Hillin did not flinch. He refused to pay.

He immediately contacted the FBI and the Santa Monica Police Department. He called his political contacts, reaching out to Senator Benjamin Allen, Assembly member Rick Chaves, and Congressman Ted Lieu.
Most importantly, he picked up the phone and called his investors directly. In a moment of intense pressure, he chose radical transparency over fear. He broke his own story to the press, refusing to let a hacker control the narrative.
He stated publicly that they stand by their decision not to pay the extortionist, reinforcing that as indie filmmakers, they are resilient and will deliver an amazing film.
The hacker leaked screenshots online, but the production kept moving. Hillin stated this was not his first time dealing with extortion.
His response remains identical every time: document it, report it, and keep working. For his investors, it was absolute proof of his unshakable stability. For the younger generation, it was a definitive lesson in how a real leader acts when the walls close in.

Beyond the Frame
Away from the daily fires of production, Hillin lives quietly. He surfs at dawn and splits his time between California and Thailand.

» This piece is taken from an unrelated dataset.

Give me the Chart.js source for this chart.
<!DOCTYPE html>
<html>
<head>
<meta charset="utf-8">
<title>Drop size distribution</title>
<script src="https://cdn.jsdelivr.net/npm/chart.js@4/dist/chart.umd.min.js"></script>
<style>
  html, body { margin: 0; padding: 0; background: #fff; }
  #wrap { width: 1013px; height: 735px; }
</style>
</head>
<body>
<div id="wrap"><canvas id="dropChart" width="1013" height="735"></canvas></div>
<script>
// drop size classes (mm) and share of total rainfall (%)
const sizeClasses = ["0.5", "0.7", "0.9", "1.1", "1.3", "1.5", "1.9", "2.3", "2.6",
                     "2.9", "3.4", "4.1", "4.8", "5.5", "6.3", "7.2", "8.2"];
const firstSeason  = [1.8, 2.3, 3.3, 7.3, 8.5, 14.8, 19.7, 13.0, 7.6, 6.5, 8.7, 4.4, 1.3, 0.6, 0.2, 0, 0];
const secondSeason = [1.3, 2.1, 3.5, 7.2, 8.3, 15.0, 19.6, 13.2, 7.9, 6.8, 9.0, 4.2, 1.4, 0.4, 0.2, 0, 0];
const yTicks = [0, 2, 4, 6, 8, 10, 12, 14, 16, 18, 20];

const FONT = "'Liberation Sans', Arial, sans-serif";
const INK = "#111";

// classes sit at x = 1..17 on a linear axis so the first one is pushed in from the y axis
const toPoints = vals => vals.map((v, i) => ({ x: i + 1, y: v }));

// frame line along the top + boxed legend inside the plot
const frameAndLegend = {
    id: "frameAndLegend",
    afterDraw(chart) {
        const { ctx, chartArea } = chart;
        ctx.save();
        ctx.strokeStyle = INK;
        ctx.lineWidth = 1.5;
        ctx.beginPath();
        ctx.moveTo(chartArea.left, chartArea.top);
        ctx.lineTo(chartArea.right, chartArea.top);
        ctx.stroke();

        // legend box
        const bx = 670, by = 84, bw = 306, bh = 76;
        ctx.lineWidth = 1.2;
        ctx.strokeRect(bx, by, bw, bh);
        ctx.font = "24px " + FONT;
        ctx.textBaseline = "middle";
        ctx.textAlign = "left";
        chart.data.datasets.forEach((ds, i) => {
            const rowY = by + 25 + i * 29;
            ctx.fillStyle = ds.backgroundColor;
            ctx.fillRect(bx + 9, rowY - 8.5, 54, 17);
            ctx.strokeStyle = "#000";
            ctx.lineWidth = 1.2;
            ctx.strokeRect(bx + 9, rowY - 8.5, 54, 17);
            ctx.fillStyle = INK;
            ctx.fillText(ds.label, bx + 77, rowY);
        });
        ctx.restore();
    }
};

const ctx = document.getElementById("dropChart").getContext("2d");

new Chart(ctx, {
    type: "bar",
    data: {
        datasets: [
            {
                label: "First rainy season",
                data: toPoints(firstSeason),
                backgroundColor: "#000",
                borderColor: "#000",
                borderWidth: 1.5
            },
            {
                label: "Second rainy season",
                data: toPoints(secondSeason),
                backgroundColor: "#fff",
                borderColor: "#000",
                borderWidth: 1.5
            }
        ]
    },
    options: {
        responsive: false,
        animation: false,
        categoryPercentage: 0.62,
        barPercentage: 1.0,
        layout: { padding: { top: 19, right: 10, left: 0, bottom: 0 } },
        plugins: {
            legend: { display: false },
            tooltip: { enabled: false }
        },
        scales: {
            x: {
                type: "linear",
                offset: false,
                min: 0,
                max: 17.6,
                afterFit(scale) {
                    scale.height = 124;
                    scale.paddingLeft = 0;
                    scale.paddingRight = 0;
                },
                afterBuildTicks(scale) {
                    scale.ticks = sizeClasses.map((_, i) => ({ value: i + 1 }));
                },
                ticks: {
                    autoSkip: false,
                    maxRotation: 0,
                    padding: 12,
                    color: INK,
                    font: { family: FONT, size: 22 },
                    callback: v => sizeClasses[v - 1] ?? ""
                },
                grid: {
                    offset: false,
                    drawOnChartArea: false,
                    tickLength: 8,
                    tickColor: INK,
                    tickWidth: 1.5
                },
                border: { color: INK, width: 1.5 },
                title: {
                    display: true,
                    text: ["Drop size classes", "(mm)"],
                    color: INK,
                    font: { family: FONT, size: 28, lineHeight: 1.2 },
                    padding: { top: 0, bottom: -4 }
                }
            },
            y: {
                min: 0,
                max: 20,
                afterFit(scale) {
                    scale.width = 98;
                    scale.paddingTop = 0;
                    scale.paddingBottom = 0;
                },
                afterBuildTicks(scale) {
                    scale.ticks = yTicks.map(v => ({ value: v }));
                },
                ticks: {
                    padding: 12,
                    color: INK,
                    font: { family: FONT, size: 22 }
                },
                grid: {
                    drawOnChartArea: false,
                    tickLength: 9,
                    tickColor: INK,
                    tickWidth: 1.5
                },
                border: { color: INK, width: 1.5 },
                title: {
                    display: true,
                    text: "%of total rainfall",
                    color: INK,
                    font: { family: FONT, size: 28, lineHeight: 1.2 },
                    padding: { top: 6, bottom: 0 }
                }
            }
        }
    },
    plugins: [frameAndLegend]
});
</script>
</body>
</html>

Thailand became the place where he saved his own routine. After getting sober, he spent time in Thai temples. He took full accountability for his past mistakes and began the grueling work of putting himself back together — tools he now shares in his journal for others walking the same path.
The journal is not filled with empty theories. It is a direct distillation of the exact mental tools Hillin used to reconstruct after addiction. Every prompt comes from a moment where he had to make a hard choice.